Five tragedies happened to the Jewish people on this day.

1. The 17th of Tamuz occurs forty days after Shabu’ot. Moshe ascended Mount Sinai on Shabu’ot and remained there for forty days. The people of Israel made the golden calf on the afternoon of the 16th of Tamuz, when they thought that Moshe was not coming down. When Moshe descended from Mount Sinai and saw the Jews worshiping the golden calf, he smashed the tablets which carried the Ten Commandments.

2. Menashe –a Jewish King, the worst sovereign of the Kingdom of Yehuda– placed on that day an idol in the Holy Sanctuary of the Temple of Jerusalem, around the year 700 BCE.

3. In the time of the First Temple, in 587 BCE, the Kohanim (priests) were forced to discontinue the offering of the daily sacrifice.

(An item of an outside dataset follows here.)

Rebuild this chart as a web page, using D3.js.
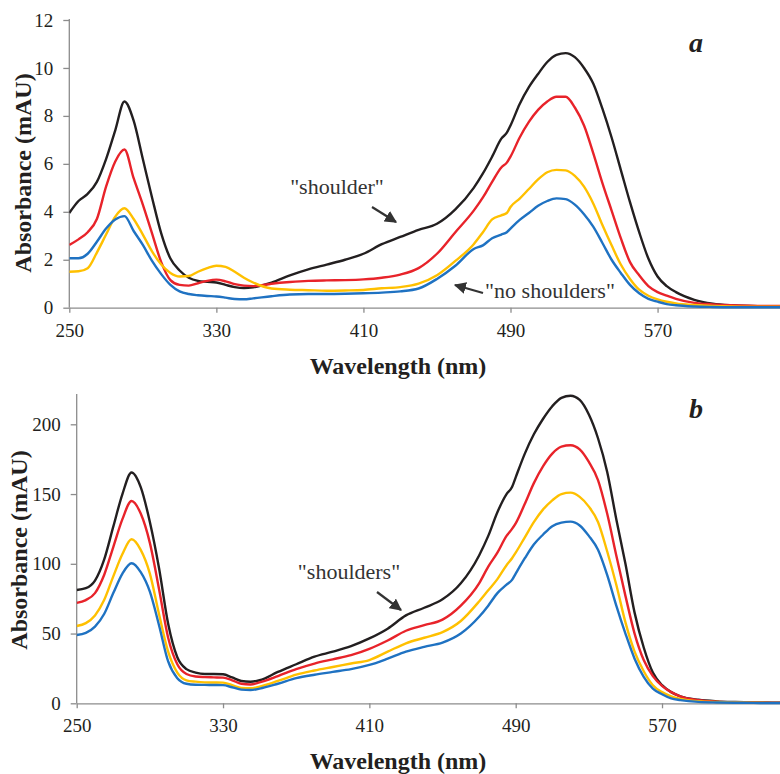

This sacrifice (qorban hatamid) had been offered by the Jews since the time of the exodus of Egypt.  On the 17th of Tamuz of that year this sacrifice could not be offered anymore due to the shortage of animals caused by the siege of the city of Jerusalem by the Babylonian army.

4. Around the year 50 of the Common Era, Apostomus, a Roman captain, seized a Tora scroll and with abusive and mocking language burned the Tora in public. (According to Maimonides it was Apostomus, not Menashe, who besides burning the Tora placed an idol in the Holy Temple as well).

5. In the year 68 CE the walls of Jerusalem were breached after many months of siege by the Roman army. Three weeks after the breach of the wall, the Bet haMiqdash was destroyed on the 9th of Ab.

Because of these five tragedies we fast on the 17th of Tamuz. We also recite special prayers (tahanunim) which inspire us to mourn and repent for our transgressions and the transgressions of our ancestors.

We fast and elevate our prayers and supplications (tahanunim) to haShem, with introspection and repentance (teshuba).

Besides fasting, no additional restrictions apply, such as washing our body, wearing leather shoes, working, driving, etc.

Who is exempted from fasting?

Minors: boys under 13 and girls under 12 years old are completely exempted from fasting.

Nursing women: According to the Sephardic Minhag, after giving birth, a woman is exempt from fasting for 24 months, even if they are not actually nursing their baby.

Pregnant women, especially after the first 3 months, are exempted from this fast.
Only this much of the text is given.